**AIM:** Pictures stay out of the copy; restate everything else in the material exactly.

----

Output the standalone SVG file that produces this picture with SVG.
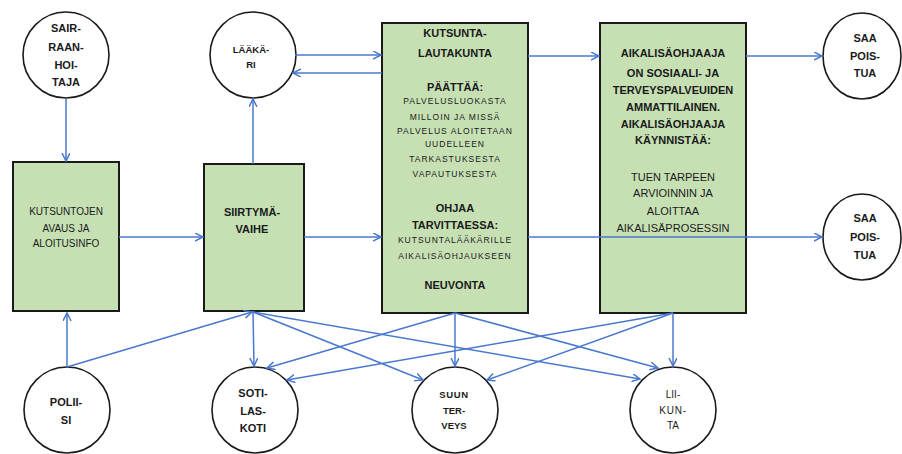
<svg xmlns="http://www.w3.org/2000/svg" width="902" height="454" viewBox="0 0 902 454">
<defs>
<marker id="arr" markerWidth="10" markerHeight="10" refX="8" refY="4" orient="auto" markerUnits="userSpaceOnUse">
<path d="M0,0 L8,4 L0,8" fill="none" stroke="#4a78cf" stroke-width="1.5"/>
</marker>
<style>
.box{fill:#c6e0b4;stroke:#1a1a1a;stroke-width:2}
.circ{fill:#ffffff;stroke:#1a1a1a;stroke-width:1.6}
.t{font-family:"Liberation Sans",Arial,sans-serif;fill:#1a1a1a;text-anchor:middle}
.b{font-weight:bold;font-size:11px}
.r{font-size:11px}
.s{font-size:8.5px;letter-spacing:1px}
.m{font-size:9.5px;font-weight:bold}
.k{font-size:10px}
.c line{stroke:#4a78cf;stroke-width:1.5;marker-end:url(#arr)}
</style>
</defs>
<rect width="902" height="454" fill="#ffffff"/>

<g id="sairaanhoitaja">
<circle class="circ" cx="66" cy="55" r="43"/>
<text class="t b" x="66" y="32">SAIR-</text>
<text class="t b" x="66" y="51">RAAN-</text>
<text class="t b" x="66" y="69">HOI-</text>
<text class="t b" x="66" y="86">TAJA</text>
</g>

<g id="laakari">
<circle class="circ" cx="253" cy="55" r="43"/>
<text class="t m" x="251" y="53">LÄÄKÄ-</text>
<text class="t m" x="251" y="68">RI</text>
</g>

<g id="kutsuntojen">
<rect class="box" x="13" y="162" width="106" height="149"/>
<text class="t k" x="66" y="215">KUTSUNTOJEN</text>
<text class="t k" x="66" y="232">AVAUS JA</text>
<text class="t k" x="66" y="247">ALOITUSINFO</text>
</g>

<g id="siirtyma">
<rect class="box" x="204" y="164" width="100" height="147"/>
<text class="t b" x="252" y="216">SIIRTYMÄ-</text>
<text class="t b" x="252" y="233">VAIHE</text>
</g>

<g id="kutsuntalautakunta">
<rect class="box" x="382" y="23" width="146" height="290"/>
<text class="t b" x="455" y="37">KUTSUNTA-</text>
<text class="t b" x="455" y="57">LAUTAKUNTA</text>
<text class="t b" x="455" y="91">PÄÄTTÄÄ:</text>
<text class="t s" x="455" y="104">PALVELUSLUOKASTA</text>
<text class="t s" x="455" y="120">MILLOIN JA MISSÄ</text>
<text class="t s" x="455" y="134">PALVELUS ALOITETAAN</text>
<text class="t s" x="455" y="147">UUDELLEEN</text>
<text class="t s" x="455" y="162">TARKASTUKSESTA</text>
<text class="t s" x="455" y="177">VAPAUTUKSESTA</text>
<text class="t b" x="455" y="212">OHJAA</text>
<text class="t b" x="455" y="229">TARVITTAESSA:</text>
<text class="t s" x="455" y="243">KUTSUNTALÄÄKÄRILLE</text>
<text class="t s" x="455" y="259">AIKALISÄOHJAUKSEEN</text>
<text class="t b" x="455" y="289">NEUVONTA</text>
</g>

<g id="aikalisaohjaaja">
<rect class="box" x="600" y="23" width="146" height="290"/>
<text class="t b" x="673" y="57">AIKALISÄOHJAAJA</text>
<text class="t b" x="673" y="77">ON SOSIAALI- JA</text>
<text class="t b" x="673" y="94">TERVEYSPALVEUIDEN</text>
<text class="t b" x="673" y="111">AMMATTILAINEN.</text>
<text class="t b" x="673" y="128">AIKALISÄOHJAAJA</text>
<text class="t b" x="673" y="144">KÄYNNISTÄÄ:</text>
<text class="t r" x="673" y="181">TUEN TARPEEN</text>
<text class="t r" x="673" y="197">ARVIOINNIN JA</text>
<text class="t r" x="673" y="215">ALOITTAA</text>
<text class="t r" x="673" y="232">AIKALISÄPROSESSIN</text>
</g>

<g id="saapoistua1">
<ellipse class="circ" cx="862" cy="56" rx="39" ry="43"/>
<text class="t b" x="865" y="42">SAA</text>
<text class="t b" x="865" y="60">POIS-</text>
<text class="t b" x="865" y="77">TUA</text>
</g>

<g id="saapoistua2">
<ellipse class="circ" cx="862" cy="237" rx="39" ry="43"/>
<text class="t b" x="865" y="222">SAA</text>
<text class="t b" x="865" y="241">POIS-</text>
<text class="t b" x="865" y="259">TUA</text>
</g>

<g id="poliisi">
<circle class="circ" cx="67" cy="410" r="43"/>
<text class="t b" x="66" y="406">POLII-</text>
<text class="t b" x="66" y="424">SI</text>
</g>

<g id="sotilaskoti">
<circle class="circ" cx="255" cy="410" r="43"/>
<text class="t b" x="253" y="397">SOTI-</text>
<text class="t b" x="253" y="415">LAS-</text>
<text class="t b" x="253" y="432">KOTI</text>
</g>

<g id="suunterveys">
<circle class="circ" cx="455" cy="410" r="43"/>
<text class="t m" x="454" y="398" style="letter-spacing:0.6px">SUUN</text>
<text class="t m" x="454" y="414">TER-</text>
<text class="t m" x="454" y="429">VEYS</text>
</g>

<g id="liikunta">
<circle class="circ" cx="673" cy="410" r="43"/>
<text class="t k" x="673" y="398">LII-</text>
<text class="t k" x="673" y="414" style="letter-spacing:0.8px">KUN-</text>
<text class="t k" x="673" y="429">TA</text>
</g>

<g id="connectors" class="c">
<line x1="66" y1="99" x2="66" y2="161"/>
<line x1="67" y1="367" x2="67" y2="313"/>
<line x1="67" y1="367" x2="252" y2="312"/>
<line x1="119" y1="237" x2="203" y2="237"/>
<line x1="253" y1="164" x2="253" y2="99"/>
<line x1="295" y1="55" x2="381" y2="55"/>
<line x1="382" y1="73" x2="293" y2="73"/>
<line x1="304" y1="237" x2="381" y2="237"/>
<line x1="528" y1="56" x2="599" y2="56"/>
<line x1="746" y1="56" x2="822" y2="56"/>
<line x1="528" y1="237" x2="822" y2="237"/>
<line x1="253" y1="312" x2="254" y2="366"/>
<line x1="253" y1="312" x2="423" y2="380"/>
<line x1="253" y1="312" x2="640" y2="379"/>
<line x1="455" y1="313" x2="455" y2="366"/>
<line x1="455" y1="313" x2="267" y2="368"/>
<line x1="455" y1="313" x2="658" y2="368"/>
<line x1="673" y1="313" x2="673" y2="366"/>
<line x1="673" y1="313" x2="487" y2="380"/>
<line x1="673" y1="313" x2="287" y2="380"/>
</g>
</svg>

----

**WORKED ANSWER:**
Output the standalone SVG file that produces this picture with SVG.
<svg xmlns="http://www.w3.org/2000/svg" width="902" height="454" viewBox="0 0 902 454">
<defs>
<marker id="arr" markerWidth="10" markerHeight="10" refX="8" refY="4" orient="auto" markerUnits="userSpaceOnUse">
<path d="M0,0 L8,4 L0,8" fill="none" stroke="#4a78cf" stroke-width="1.5"/>
</marker>
<style>
.box{fill:#c6e0b4;stroke:#1a1a1a;stroke-width:2}
.circ{fill:#ffffff;stroke:#1a1a1a;stroke-width:1.6}
.t{font-family:"Liberation Sans",Arial,sans-serif;fill:#1a1a1a;text-anchor:middle}
.b{font-weight:bold;font-size:11px}
.r{font-size:11px}
.s{font-size:8.5px;letter-spacing:1px}
.m{font-size:9.5px;font-weight:bold}
.k{font-size:10px}
.c line{stroke:#4a78cf;stroke-width:1.5;marker-end:url(#arr)}
</style>
</defs>
<rect width="902" height="454" fill="#ffffff"/>

<g id="sairaanhoitaja">
<circle class="circ" cx="66" cy="55" r="43"/>
<text class="t b" x="66" y="32">SAIR-</text>
<text class="t b" x="66" y="51">RAAN-</text>
<text class="t b" x="66" y="69">HOI-</text>
<text class="t b" x="66" y="86">TAJA</text>
</g>

<g id="laakari">
<circle class="circ" cx="253" cy="55" r="43"/>
<text class="t m" x="251" y="53">LÄÄKÄ-</text>
<text class="t m" x="251" y="68">RI</text>
</g>

<g id="kutsuntojen">
<rect class="box" x="13" y="162" width="106" height="149"/>
<text class="t k" x="66" y="215">KUTSUNTOJEN</text>
<text class="t k" x="66" y="232">AVAUS JA</text>
<text class="t k" x="66" y="247">ALOITUSINFO</text>
</g>

<g id="siirtyma">
<rect class="box" x="204" y="164" width="100" height="147"/>
<text class="t b" x="252" y="216">SIIRTYMÄ-</text>
<text class="t b" x="252" y="233">VAIHE</text>
</g>

<g id="kutsuntalautakunta">
<rect class="box" x="382" y="23" width="146" height="290"/>
<text class="t b" x="455" y="37">KUTSUNTA-</text>
<text class="t b" x="455" y="57">LAUTAKUNTA</text>
<text class="t b" x="455" y="91">PÄÄTTÄÄ:</text>
<text class="t s" x="455" y="104">PALVELUSLUOKASTA</text>
<text class="t s" x="455" y="120">MILLOIN JA MISSÄ</text>
<text class="t s" x="455" y="134">PALVELUS ALOITETAAN</text>
<text class="t s" x="455" y="147">UUDELLEEN</text>
<text class="t s" x="455" y="162">TARKASTUKSESTA</text>
<text class="t s" x="455" y="177">VAPAUTUKSESTA</text>
<text class="t b" x="455" y="212">OHJAA</text>
<text class="t b" x="455" y="229">TARVITTAESSA:</text>
<text class="t s" x="455" y="243">KUTSUNTALÄÄKÄRILLE</text>
<text class="t s" x="455" y="259">AIKALISÄOHJAUKSEEN</text>
<text class="t b" x="455" y="289">NEUVONTA</text>
</g>

<g id="aikalisaohjaaja">
<rect class="box" x="600" y="23" width="146" height="290"/>
<text class="t b" x="673" y="57">AIKALISÄOHJAAJA</text>
<text class="t b" x="673" y="77">ON SOSIAALI- JA</text>
<text class="t b" x="673" y="94">TERVEYSPALVEUIDEN</text>
<text class="t b" x="673" y="111">AMMATTILAINEN.</text>
<text class="t b" x="673" y="128">AIKALISÄOHJAAJA</text>
<text class="t b" x="673" y="144">KÄYNNISTÄÄ:</text>
<text class="t r" x="673" y="181">TUEN TARPEEN</text>
<text class="t r" x="673" y="197">ARVIOINNIN JA</text>
<text class="t r" x="673" y="215">ALOITTAA</text>
<text class="t r" x="673" y="232">AIKALISÄPROSESSIN</text>
</g>

<g id="saapoistua1">
<ellipse class="circ" cx="862" cy="56" rx="39" ry="43"/>
<text class="t b" x="865" y="42">SAA</text>
<text class="t b" x="865" y="60">POIS-</text>
<text class="t b" x="865" y="77">TUA</text>
</g>

<g id="saapoistua2">
<ellipse class="circ" cx="862" cy="237" rx="39" ry="43"/>
<text class="t b" x="865" y="222">SAA</text>
<text class="t b" x="865" y="241">POIS-</text>
<text class="t b" x="865" y="259">TUA</text>
</g>

<g id="poliisi">
<circle class="circ" cx="67" cy="410" r="43"/>
<text class="t b" x="66" y="406">POLII-</text>
<text class="t b" x="66" y="424">SI</text>
</g>

<g id="sotilaskoti">
<circle class="circ" cx="255" cy="410" r="43"/>
<text class="t b" x="253" y="397">SOTI-</text>
<text class="t b" x="253" y="415">LAS-</text>
<text class="t b" x="253" y="432">KOTI</text>
</g>

<g id="suunterveys">
<circle class="circ" cx="455" cy="410" r="43"/>
<text class="t m" x="454" y="398" style="letter-spacing:0.6px">SUUN</text>
<text class="t m" x="454" y="414">TER-</text>
<text class="t m" x="454" y="429">VEYS</text>
</g>

<g id="liikunta">
<circle class="circ" cx="673" cy="410" r="43"/>
<text class="t k" x="673" y="398">LII-</text>
<text class="t k" x="673" y="414" style="letter-spacing:0.8px">KUN-</text>
<text class="t k" x="673" y="429">TA</text>
</g>

<g id="connectors" class="c">
<line x1="66" y1="99" x2="66" y2="161"/>
<line x1="67" y1="367" x2="67" y2="313"/>
<line x1="67" y1="367" x2="252" y2="312"/>
<line x1="119" y1="237" x2="203" y2="237"/>
<line x1="253" y1="164" x2="253" y2="99"/>
<line x1="295" y1="55" x2="381" y2="55"/>
<line x1="382" y1="73" x2="293" y2="73"/>
<line x1="304" y1="237" x2="381" y2="237"/>
<line x1="528" y1="56" x2="599" y2="56"/>
<line x1="746" y1="56" x2="822" y2="56"/>
<line x1="528" y1="237" x2="822" y2="237"/>
<line x1="253" y1="312" x2="254" y2="366"/>
<line x1="253" y1="312" x2="423" y2="380"/>
<line x1="253" y1="312" x2="640" y2="379"/>
<line x1="455" y1="313" x2="455" y2="366"/>
<line x1="455" y1="313" x2="267" y2="368"/>
<line x1="455" y1="313" x2="658" y2="368"/>
<line x1="673" y1="313" x2="673" y2="366"/>
<line x1="673" y1="313" x2="487" y2="380"/>
<line x1="673" y1="313" x2="287" y2="380"/>
</g>
</svg>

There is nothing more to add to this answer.